Exercise 1: Quality assessment and preprocessing of raw sequencing reads

The aim of these exercises is to fully understand how the FASTQ Quality Check and FASTQ Preprocessing features work. We want you to learn how to interpret the results of the quality assessment, as well as how to use the different preprocessing procedures (adapter removal, trimming and filtering).

Task 1: Performing a quality check of the raw RNA-Seq reads.

This task consists of carrying out a quality assessment analysis of two paired-end FASTQ samples.

Go to General Tools → FASTQ Tools → FASTQ Quality Check. Select the 4 FASTQ files as Input Reads and run the analysis, leaving the remaining options as default.

Once finished, a new tab is opened containing a simple composition statistics of each analyzed file. Each row corresponds to an input file and columns show the following information:

  • Name: The name of the file.

  • File type: Shows whether the file appeared to contain actual base calls or colorspace data.

  • Encoding: Shows the ASCII encoding of quality values. 

  • Total sequences: The total number of read sequences processed. 

  • Poor quality reads: Sequences flagged as poor quality reads.

  • Read length: Provides the length of the shortest and longest sequence in the set. 

  • %GC: The overall %GC of all bases in all sequences. 

Furthermore, a general report will show a summary of the FASTQ Quality Check results, which provides a quick evaluation of whether the results of each quality check module seem entirely normal (pass), slightly normal (warning) or very unusual (fail). 

The results of each module for each file can be accessed as follows:

  • To open the summary report of each file, right-click on a row and click on Show report. Alternatively, the report of each sample can be opened from the general report by clicking on the buttons of the last column of the overall results table. A new report is opened containing a summary of the statistics and results for the selected file.

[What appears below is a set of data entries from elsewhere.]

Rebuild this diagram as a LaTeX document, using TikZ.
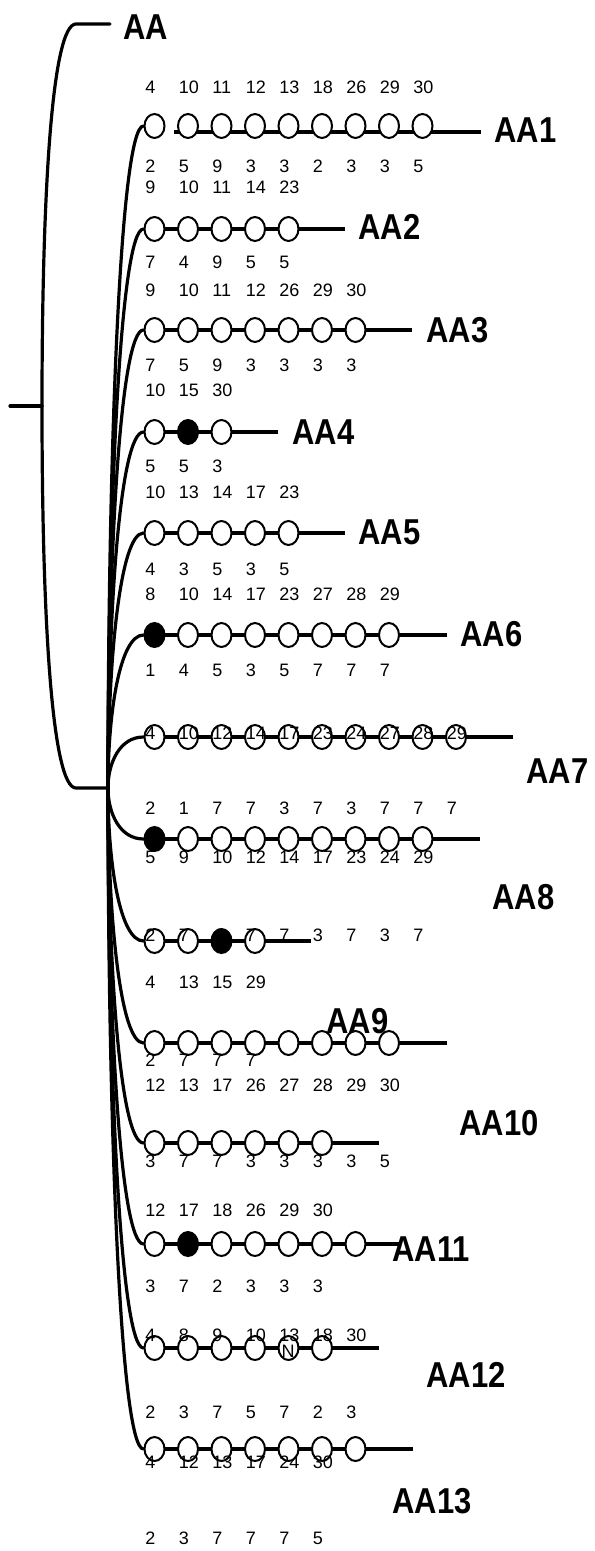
\documentclass[tikz,border=0pt]{standalone}
\usepackage{fontspec}
\setmainfont{Liberation Sans}
\newfontfamily\labfont[FakeStretch=0.86]{Liberation Sans}
\usetikzlibrary{shapes.geometric}
\pgfdeclarelayer{bg}
\pgfsetlayers{bg,main}
\tikzset{
  branch/.style={line width=1.6pt,line cap=round},
  bar/.style={line width=2.3pt},
  dot/.style={ellipse,draw,line width=1pt,inner sep=0pt,minimum width=10pt,minimum height=12pt},
  o/.style={fill=white},
  f/.style={fill=black},
  num/.style={anchor=base west,inner sep=0pt,font=\fontsize{9}{10}\selectfont},
  lab/.style={anchor=base west,inner sep=0pt,font=\labfont\fontsize{18}{20}\selectfont\bfseries},
}
% #1 row id, #2 y, #3 circle styles, #4 line end x
\newcommand\crow[4]{%
  \foreach \s [count=\j from 0] in {#3} {\node[dot,\s] (r#1c\j) at ({154.5+33.5*\j},#2) {};}
  \coordinate (e#1) at (#4,#2);
  \begin{pgfonlayer}{bg}
    \draw[bar] (r#1c0.center) -- (e#1);
    \draw[branch] (S) .. controls (108,{(#2+788)/2}) and (120,#2) .. (r#1c0.west);
  \end{pgfonlayer}
}
% #1 name prefix, #2 y (centre of digits), #3 list
\newcommand\nums[3]{%
  \foreach \t [count=\j from 0] in {#3} {\node[num] (#1-\j) at ({145+33.5*\j},{#2+6.4}) {\t};}
}
% #1 name, #2 x, #3 y centre, #4 text
\newcommand\lbl[4]{\node[lab] (#1) at (#2,{#3+12.8}) {#4};}
\begin{document}
\begin{tikzpicture}[x=0.5pt,y=-0.5pt]
\path[use as bounding box] (0,0) rectangle (594,1551);
% tree skeleton
\coordinate (R0) at (10,406);
\coordinate (R) at (42,406);
\coordinate (T) at (76,24);
\coordinate (Te) at (110,24);
\coordinate (B) at (76,788);
\coordinate (S) at (108,788);
\draw[branch] (R0) -- (R);
\draw[branch] (R) .. controls (42,192) and (52,24) .. (T) -- (Te);
\draw[branch] (R) .. controls (42,620) and (52,788) .. (B) -- (S);
\lbl{L0}{123}{27}{AA}
% row 1 (AA1)
\foreach \j in {0,...,8} {\node[dot,o] (r1c\j) at ({154.5+33.5*\j},126) {};}
\coordinate (b1) at (174,132);
\coordinate (e1) at (481,132);
\begin{pgfonlayer}{bg}
\draw[bar] (b1) -- (e1);
\draw[branch] (S) .. controls (108,457) and (120,126) .. (r1c0.west);
\end{pgfonlayer}
\crow{2}{229}{o,o,o,o,o}{345}
\crow{3}{330}{o,o,o,o,o,o,o}{412}
\crow{4}{432}{o,f,o}{278}
\crow{5}{533}{o,o,o,o,o}{345}
\crow{6}{635}{f,o,o,o,o,o,o,o}{447}
\crow{7}{737}{o,o,o,o,o,o,o,o,o,o}{513}
\crow{8}{839}{f,o,o,o,o,o,o,o,o}{480}
\crow{9}{941}{o,o,f,o}{311}
\crow{10}{1043}{o,o,o,o,o,o,o,o}{447}
\crow{11}{1143}{o,o,o,o,o,o}{379}
\crow{12}{1244}{o,f,o,o,o,o,o}{401}
\crow{13}{1348}{o,o,o,o,o,o}{379}
\crow{14}{1449}{o,o,o,o,o,o,o}{413}
% labels
\lbl{L1}{494}{130}{AA1}
\lbl{L2}{358}{227}{AA2}
\lbl{L3}{426}{330}{AA3}
\lbl{L4}{292}{432}{AA4}
\lbl{L5}{358}{532}{AA5}
\lbl{L6}{460}{634}{AA6}
\lbl{L7}{526}{771}{AA7}
\lbl{L8}{492}{897}{AA8}
\lbl{L9}{326}{1021}{AA9}
\lbl{L10}{459}{1123}{AA10}
\lbl{L11}{392}{1249}{AA11}
\lbl{L12}{426}{1375}{AA12}
\lbl{L13}{392}{1501}{AA13}
% numbers
\nums{a}{87}{4,10,11,12,13,18,26,29,30}
\nums{b}{166}{2,5,9,3,3,2,3,3,5}
\nums{c}{187}{9,10,11,14,23}
\nums{d}{262}{7,4,9,5,5}
\nums{e}{290}{9,10,11,12,26,29,30}
\nums{f}{365}{7,5,9,3,3,3,3}
\nums{g}{390}{10,15,30}
\nums{h}{466}{5,5,3}
\nums{i}{492}{10,13,14,17,23}
\nums{j}{569}{4,3,5,3,5}
\nums{k}{594}{8,10,14,17,23,27,28,29}
\nums{l}{670}{1,4,5,3,5,7,7,7}
\nums{m}{733}{4,10,12,14,17,23,24,27,28,29}
\nums{n}{808}{2,1,7,7,3,7,3,7,7,7}
\nums{p}{857}{5,9,10,12,14,17,23,24,29}
\nums{q}{935}{2,7,4,7,7,3,7,3,7}
\nums{r}{982}{4,13,15,29}
\nums{s}{1060}{2,7,7,7}
\nums{t}{1085}{12,13,17,26,27,28,29,30}
\nums{u}{1161}{3,7,7,3,3,3,3,5}
\nums{v}{1210}{12,17,18,26,29,30}
\nums{w}{1286}{3,7,2,3,3,3}
\nums{x}{1335}{4,8,9,10,13,18,30}
\nums{y}{1412}{2,3,7,5,7,2,3}
\nums{z}{1462}{4,12,13,17,24,30}
\nums{zz}{1538}{2,3,7,7,7,5}
\node[num,anchor=center] (glyph) at (288,1351) {N};
\end{tikzpicture}
\end{document}
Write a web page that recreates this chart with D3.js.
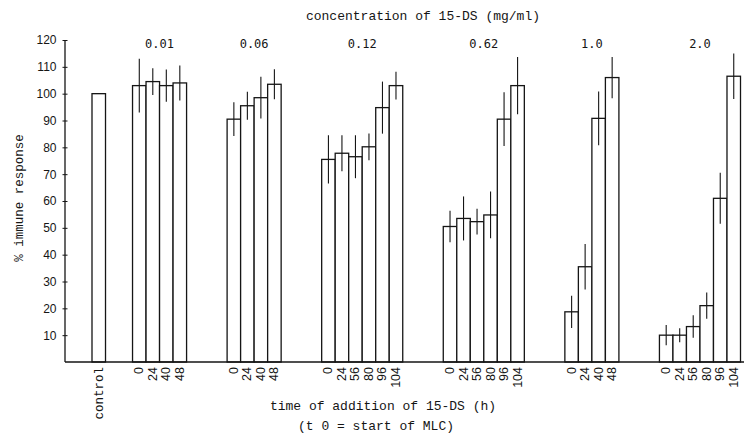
<!DOCTYPE html>
<html>
<head>
<meta charset="utf-8">
<script src="https://cdn.jsdelivr.net/npm/d3@7"></script>
<style>
  html, body { margin: 0; padding: 0; background: #fff; }
  svg { display: block; }
</style>
</head>
<body>
<div id="chart"></div>
<script>
// ── Data ─────────────────────────────────────────────────────────────────────
const concentrations = ['0.01', '0.06', '0.12', '0.62', '1.0', '2.0'];
const controlValue = 100;

const times01  = [0, 24, 40, 48];
const times012 = [0, 24, 56, 80, 96, 104];

const mean001 = [103, 104.5, 103, 104];
const err001  = [10, 5, 6, 6.5];
const mean006 = [90.5, 95.5, 98.5, 103.5];
const err006  = [6.3, 5.2, 7.8, 5.6];
const mean012 = [75.5, 77.8, 76.5, 80.2, 94.8, 103];
const err012  = [9, 6.7, 8, 5, 9.7, 5.2];
const mean062 = [50.5, 53.5, 52.3, 54.8, 90.5, 103];
const err062  = [5.9, 8.2, 4.8, 8.7, 10, 10.7];
const mean10  = [18.7, 35.5, 90.8, 106];
const err10   = [6, 8.5, 10, 7.7];
const mean20  = [10, 10, 13.2, 21, 61, 106.5];
const err20   = [3.8, 2.6, 4.2, 4.9, 9.5, 8.5];

const yTicks = [10, 20, 30, 40, 50, 60, 70, 80, 90, 100, 110, 120];

const groupTimes  = [times01, times01, times012, times012, times01, times012];
const groupMeans  = [mean001, mean006, mean012, mean062, mean10, mean20];
const groupErrors = [err001, err006, err012, err062, err10, err20];

// ── Layout ───────────────────────────────────────────────────────────────────
const W = 744, H = 435;
const baseY = 362;
const axisX = 65;
const ink = '#151515';
const mono = '"Liberation Mono", "DejaVu Sans Mono", monospace';
const sans = '"Liberation Sans", Arial, sans-serif';

// Bars sit in equal slots: control, gap of 2, then groups separated by 3 slots
const bars = [];
let slot = 0;
bars.push({ slot: slot, value: controlValue, err: 0, label: 'control', group: -1 });
slot += 3;
const groupCenters = [];
concentrations.forEach((c, gi) => {
  const start = slot;
  groupTimes[gi].forEach((t, i) => {
    bars.push({ slot: slot, value: groupMeans[gi][i], err: groupErrors[gi][i], label: String(t), group: gi });
    slot += 1;
  });
  groupCenters.push((start + slot) / 2);
  slot += 3;
});
const nSlots = slot - 3;

const x = d3.scaleLinear().domain([0, nSlots]).range([92, 740.5]);
const y = d3.scaleLinear().domain([0, 120]).range([baseY, 40]);
const bw = x(1) - x(0);

const svg = d3.select('#chart').append('svg')
  .attr('width', W)
  .attr('height', H);

// ── Bars ─────────────────────────────────────────────────────────────────────
svg.append('g')
  .selectAll('rect')
  .data(bars)
  .join('rect')
  .attr('x', d => x(d.slot))
  .attr('y', d => y(d.value))
  .attr('width', bw)
  .attr('height', d => baseY - y(d.value))
  .attr('fill', '#fff')
  .attr('stroke', ink)
  .attr('stroke-width', 1.3);

// Error bars
svg.append('g')
  .selectAll('line')
  .data(bars.filter(d => d.err > 0))
  .join('line')
  .attr('x1', d => x(d.slot + 0.5))
  .attr('x2', d => x(d.slot + 0.5))
  .attr('y1', d => y(d.value - d.err))
  .attr('y2', d => y(d.value + d.err))
  .attr('stroke', ink)
  .attr('stroke-width', 1.1);

// ── Axes ─────────────────────────────────────────────────────────────────────
// Baseline across the whole figure
svg.append('line')
  .attr('x1', axisX).attr('x2', W)
  .attr('y1', baseY).attr('y2', baseY)
  .attr('stroke', ink).attr('stroke-width', 1.3);

const yAxis = svg.append('g')
  .attr('transform', `translate(${axisX},0)`)
  .call(d3.axisLeft(y).tickValues(yTicks).tickSize(2.5).tickPadding(6))
  .call(ax => ax.select('.domain').remove())
  .call(ax => ax.selectAll('.tick line').attr('x2', 2.5).attr('x1', -2.5).attr('stroke', ink))
  .call(ax => ax.selectAll('text')
    .attr('fill', ink)
    .style('font-family', sans)
    .style('font-size', '12px'));

yAxis.append('line')
  .attr('x1', 0).attr('x2', 0)
  .attr('y1', y(120)).attr('y2', baseY)
  .attr('stroke', ink).attr('stroke-width', 1.3);

// X tick labels (rotated)
svg.append('g')
  .selectAll('text')
  .data(bars)
  .join('text')
  .attr('transform', d => `translate(${x(d.slot + 0.5) + 4},${baseY + 5}) rotate(-90)`)
  .attr('text-anchor', 'end')
  .attr('fill', ink)
  .style('font-family', d => d.group < 0 ? mono : sans)
  .style('font-size', '12.5px')
  .text(d => d.label);

// Concentration labels above the groups
svg.append('g')
  .selectAll('text')
  .data(concentrations)
  .join('text')
  .attr('x', (d, i) => x(groupCenters[i]))
  .attr('y', 48)
  .attr('text-anchor', 'middle')
  .attr('fill', ink)
  .style('font-family', '"DejaVu Sans Mono", monospace')
  .style('font-size', '12px')
  .text(d => d);

// ── Titles ───────────────────────────────────────────────────────────────────
svg.append('text')
  .attr('x', 423).attr('y', 20)
  .attr('text-anchor', 'middle')
  .attr('fill', ink)
  .style('font-family', mono)
  .style('font-size', '13px')
  .text('concentration of 15-DS (mg/ml)');

svg.append('text')
  .attr('transform', 'translate(23,198) rotate(-90)')
  .attr('text-anchor', 'middle')
  .attr('fill', ink)
  .style('font-family', mono)
  .style('font-size', '12.5px')
  .text('% immune response');

svg.append('text')
  .attr('x', 383).attr('y', 410)
  .attr('text-anchor', 'middle')
  .attr('fill', ink)
  .style('font-family', mono)
  .style('font-size', '13px')
  .text('time of addition of 15-DS (h)');

svg.append('text')
  .attr('x', 376).attr('y', 430)
  .attr('text-anchor', 'middle')
  .attr('fill', ink)
  .style('font-family', mono)
  .style('font-size', '13px')
  .text('(t 0 = start of MLC)');
</script>
</body>
</html>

  • To open the result of each module for a file, right-click on a row and go to the Show Statistics submenuThese results also can be accessed by clicking on the buttons of the Details column in the summary report of each sample(file).

Save the results project to use it in the following exercises. 

Questions:

  1. What are the library size and read length of each file?

  2. Looking at the general report, what do you think is the biggest problem that has been detected in this dataset?

  3. Open the Adapter Content charts.

    1. Have adapter sequences been detected?

    2. In which end (5' or 3') of the reads do you observe to have more adapters?

    3. What type of adapter sequence has been detected?

    4. What preprocessing procedures should be applied?

Task 2: Preprocessing the raw RNA-Seq reads.

This task consists of applying an adapter removal procedure and evaluating if it works.

Go to General Tools → FASTQ Tools → FASTQ Preprocessing:

  • In the first wizard page, provide the input sequencing data. Select the 4 raw FASTQ files, and choose Paired-End Reads as Sequencing Data. Upstream and Downstream patterns should be established as “_1”; and “_2” respectively.

  • In the second wizard page, check the Remove Adapters option. Select TruSeq3 as Default Adapter Sequences, and leave the remaining parameters as default.

  • In the third wizard page, leave the Trimming option unchecked.

  • In the fourth wizard page, check the Filter By Quality and Filter By Length options and leave the default values. 

  • In the fifth wizard page, establish a prefix to set the name of output files, and select the destination folders (output reads and unpaired reads can be placed in the same folder).

Once finished, perform a FASTQ Quality Check of the preprocessed FASTQ files. 

Questions:

  1. How many reads have survived the preprocessing procedure?

  2. What is the read length of each file?

  3. Open the Adapter Content charts and compare them with the ones obtained from the raw sequencing reads. Have the adapter sequences been effectively removed?

  4. Why has the Per Base Sequence Content raised a warning or fail status for all files?